Uganda’s dry seasons — June through September and December through February — are the best periods for Big Five sightings in the savanna parks. During dry season, the grass is shorter, the vegetation is less dense, and animals concentrate around shrinking water sources, making them both easier to find and more predictable in their movements. Early morning game drives in dry season, when the light is golden and the air is cool, offer conditions that are close to ideal for spotting lions, leopards, and large elephant herds moving to water.

This does not mean the wet season is without value for wildlife viewing. Buffalo, elephants, and rhinos at Ziwa are reliably seen year-round regardless of rainfall. Queen Elizabeth’s Kazinga Channel boat cruise produces consistently excellent wildlife viewing in all seasons. And for travellers whose schedule requires visiting during the green season, the lower accommodation rates and easier gorilla permit availability — if combining Big Five with gorilla trekking — can make the wet season a very attractive choice. A full month-by-month guide to Uganda’s seasons provides more detail on what to expect in each park at different times of year.

How Uganda Compares to Kenya and Tanzania for Big Five

It is worth being direct about this comparison: if a traveller’s single overriding goal is to maximise the volume and diversity of Big Five sightings in the shortest possible time, Kenya and Tanzania — with their vast open ecosystems and the highest wildlife densities in Africa — remain the benchmark. The Maasai Mara and Serengeti offer game drive experiences that Uganda’s parks do not match in terms of sheer animal numbers per square kilometre.

What Uganda offers is something genuinely different. The parks are far less crowded. Lion sightings happen without 12 other vehicles jostling for position. Elephant encounters at Murchison Falls feel intimate and unhurried. The Ishasha tree-climbing lions are a phenomenon you cannot see anywhere in Kenya. And Uganda adds a dimension of wildlife experience that Kenya and Tanzania simply cannot provide: mountain gorilla trekking and chimpanzee tracking, two of the most profound wildlife encounters available anywhere in the world, in forests within a few hours of the same parks where you are doing Big Five game drives.

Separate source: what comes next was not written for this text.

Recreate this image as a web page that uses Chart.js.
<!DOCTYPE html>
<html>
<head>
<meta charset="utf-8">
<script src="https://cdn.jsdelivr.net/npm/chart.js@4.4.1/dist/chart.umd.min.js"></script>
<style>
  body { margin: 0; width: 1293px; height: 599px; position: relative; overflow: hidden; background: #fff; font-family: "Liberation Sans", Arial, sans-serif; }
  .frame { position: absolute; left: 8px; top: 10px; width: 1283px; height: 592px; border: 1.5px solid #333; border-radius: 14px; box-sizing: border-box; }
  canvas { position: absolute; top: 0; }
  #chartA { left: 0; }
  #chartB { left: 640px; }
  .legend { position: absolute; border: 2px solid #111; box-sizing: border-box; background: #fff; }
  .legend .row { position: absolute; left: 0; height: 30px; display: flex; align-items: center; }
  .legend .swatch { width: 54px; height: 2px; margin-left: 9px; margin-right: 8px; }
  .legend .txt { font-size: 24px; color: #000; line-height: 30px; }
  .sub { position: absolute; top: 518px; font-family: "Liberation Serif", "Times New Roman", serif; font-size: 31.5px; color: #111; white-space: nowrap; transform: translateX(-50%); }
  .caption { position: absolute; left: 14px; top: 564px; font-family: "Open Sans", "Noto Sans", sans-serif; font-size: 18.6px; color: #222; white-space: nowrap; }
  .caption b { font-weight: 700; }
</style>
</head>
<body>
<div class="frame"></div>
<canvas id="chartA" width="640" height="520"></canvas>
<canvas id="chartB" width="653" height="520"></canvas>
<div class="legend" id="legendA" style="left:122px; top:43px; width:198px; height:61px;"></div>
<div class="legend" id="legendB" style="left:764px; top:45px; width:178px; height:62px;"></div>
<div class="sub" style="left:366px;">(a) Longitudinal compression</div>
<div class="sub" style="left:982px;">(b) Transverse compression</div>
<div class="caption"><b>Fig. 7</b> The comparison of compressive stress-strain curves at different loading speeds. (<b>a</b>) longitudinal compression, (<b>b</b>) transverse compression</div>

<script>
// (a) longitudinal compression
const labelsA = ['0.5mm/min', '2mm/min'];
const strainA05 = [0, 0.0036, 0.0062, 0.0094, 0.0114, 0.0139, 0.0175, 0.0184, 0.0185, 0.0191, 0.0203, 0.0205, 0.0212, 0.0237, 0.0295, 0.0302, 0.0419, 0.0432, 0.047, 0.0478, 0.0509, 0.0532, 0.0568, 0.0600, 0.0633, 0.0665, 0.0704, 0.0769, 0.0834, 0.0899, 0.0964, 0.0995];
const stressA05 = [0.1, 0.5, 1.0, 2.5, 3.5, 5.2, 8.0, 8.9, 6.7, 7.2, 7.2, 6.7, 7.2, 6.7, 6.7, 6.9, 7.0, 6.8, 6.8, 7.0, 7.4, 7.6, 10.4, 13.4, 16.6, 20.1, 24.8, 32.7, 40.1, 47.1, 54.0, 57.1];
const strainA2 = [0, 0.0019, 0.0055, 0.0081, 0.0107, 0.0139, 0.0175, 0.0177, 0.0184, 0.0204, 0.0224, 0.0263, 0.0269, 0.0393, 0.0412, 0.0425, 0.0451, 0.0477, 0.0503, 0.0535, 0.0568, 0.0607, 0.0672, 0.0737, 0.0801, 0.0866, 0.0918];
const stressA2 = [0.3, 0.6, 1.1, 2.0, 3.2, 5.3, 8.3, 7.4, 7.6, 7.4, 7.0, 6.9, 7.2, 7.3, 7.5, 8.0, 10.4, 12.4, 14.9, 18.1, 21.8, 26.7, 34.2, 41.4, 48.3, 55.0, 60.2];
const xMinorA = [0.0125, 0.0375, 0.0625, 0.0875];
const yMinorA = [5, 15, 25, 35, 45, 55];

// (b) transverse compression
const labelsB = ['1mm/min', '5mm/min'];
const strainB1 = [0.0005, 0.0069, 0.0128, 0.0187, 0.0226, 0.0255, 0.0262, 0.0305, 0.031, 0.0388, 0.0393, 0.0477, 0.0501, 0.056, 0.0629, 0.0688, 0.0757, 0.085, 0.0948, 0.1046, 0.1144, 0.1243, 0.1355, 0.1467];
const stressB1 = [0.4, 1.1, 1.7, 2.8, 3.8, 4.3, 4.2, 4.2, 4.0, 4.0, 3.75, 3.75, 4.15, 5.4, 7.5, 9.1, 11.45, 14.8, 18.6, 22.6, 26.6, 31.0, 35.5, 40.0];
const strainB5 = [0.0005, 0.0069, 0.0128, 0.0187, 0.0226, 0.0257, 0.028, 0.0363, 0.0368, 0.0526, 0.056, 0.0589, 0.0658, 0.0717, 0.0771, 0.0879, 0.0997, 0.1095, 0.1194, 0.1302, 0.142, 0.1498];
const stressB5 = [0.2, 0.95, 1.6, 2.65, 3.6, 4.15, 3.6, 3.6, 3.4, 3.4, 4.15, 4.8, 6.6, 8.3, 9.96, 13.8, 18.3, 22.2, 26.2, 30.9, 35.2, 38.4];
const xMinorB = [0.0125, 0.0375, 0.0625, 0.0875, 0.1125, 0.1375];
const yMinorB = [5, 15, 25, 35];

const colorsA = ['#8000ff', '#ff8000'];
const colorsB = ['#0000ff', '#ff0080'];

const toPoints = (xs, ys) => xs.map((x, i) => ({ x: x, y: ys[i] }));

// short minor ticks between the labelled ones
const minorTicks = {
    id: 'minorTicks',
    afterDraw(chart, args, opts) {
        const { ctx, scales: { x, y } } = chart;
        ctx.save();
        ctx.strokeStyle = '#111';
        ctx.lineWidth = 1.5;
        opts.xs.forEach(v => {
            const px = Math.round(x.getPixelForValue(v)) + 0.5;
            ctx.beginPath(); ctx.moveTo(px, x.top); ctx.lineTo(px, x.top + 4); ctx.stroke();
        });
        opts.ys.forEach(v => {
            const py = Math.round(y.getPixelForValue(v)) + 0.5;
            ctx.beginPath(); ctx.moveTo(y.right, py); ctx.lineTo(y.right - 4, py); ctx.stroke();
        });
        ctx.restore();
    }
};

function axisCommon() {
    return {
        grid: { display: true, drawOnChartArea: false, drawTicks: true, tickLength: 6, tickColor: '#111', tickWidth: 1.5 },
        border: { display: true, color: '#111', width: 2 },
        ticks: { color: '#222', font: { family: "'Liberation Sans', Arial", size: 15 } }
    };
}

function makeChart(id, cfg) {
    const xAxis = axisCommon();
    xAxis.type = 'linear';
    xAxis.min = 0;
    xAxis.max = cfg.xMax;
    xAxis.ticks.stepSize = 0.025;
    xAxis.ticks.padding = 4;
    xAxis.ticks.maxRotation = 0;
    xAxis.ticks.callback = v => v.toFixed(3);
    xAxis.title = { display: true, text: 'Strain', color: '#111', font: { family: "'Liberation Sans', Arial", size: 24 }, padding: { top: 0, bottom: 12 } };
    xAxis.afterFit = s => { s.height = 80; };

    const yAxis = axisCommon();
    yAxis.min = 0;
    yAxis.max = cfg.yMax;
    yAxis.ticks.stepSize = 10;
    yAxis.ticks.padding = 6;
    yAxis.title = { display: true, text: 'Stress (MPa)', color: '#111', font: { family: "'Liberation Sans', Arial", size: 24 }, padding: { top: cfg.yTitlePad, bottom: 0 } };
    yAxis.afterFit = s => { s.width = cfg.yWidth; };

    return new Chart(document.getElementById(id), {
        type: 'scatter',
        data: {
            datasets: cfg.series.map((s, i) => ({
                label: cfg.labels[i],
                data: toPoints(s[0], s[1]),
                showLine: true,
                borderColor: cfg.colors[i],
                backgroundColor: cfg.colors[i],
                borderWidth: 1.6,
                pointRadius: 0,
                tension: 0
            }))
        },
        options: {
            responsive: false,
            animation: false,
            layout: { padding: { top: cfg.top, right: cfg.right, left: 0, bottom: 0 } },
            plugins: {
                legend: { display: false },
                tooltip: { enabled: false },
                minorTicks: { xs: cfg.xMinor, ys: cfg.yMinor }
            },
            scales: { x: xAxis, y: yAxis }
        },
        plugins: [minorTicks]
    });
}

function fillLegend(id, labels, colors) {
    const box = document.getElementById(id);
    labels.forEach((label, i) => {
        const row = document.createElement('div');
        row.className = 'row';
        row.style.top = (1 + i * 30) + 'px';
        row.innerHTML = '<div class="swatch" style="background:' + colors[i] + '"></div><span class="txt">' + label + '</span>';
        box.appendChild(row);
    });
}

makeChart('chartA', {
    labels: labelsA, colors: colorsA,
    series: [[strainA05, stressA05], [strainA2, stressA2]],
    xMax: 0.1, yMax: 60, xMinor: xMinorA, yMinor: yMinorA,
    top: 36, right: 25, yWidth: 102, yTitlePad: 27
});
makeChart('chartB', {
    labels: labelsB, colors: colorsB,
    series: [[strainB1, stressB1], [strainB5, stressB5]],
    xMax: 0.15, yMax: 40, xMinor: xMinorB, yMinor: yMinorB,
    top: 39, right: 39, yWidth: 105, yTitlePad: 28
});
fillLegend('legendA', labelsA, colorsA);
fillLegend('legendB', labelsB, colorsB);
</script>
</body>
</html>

Uganda’s Big Five safari rewards the traveller who values depth of experience over density of sightings. If you visit Kidepo Valley, you will almost certainly be the only tourist vehicle watching that lion pride. If you walk with the rhinos at Ziwa, you will do so with one ranger guide and a small group, not fifty tourists photographing from a distance. That quality of encounter is increasingly rare in East Africa, and Uganda is where it still exists.